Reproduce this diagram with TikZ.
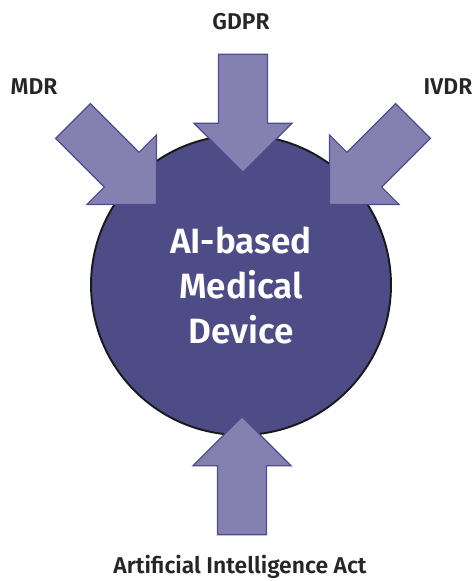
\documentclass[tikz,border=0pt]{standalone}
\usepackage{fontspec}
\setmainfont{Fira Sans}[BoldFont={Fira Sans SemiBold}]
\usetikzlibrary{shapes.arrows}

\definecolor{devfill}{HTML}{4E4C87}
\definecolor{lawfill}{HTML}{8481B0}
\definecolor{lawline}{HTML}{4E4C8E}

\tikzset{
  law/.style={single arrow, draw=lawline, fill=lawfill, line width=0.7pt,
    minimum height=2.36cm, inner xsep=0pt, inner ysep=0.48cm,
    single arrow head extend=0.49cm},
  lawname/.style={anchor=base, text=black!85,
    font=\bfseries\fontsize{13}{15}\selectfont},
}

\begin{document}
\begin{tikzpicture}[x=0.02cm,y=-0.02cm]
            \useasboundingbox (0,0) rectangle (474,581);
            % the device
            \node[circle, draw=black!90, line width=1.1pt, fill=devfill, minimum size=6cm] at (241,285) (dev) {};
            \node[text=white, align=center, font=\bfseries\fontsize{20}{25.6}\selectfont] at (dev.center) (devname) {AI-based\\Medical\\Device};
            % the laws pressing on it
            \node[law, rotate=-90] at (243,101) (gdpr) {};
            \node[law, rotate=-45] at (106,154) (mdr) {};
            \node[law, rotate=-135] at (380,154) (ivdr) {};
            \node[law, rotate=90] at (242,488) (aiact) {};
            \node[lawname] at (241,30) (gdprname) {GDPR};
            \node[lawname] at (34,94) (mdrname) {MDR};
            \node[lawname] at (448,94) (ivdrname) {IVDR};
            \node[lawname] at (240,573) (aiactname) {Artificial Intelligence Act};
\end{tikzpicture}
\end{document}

◆ ◆ ◆ ◆ ◆

*What needs to be done*.
Copy each line above precisely, dropping the pictures.

*Solved problem*.
Reproduce this diagram with TikZ.
\documentclass[tikz,border=0pt]{standalone}
\usepackage{fontspec}
\setmainfont{Fira Sans}[BoldFont={Fira Sans SemiBold}]
\usetikzlibrary{shapes.arrows}

\definecolor{devfill}{HTML}{4E4C87}
\definecolor{lawfill}{HTML}{8481B0}
\definecolor{lawline}{HTML}{4E4C8E}

\tikzset{
  law/.style={single arrow, draw=lawline, fill=lawfill, line width=0.7pt,
    minimum height=2.36cm, inner xsep=0pt, inner ysep=0.48cm,
    single arrow head extend=0.49cm},
  lawname/.style={anchor=base, text=black!85,
    font=\bfseries\fontsize{13}{15}\selectfont},
}

\begin{document}
\begin{tikzpicture}[x=0.02cm,y=-0.02cm]
            \useasboundingbox (0,0) rectangle (474,581);
            % the device
            \node[circle, draw=black!90, line width=1.1pt, fill=devfill, minimum size=6cm] at (241,285) (dev) {};
            \node[text=white, align=center, font=\bfseries\fontsize{20}{25.6}\selectfont] at (dev.center) (devname) {AI-based\\Medical\\Device};
            % the laws pressing on it
            \node[law, rotate=-90] at (243,101) (gdpr) {};
            \node[law, rotate=-45] at (106,154) (mdr) {};
            \node[law, rotate=-135] at (380,154) (ivdr) {};
            \node[law, rotate=90] at (242,488) (aiact) {};
            \node[lawname] at (241,30) (gdprname) {GDPR};
            \node[lawname] at (34,94) (mdrname) {MDR};
            \node[lawname] at (448,94) (ivdrname) {IVDR};
            \node[lawname] at (240,573) (aiactname) {Artificial Intelligence Act};
\end{tikzpicture}
\end{document}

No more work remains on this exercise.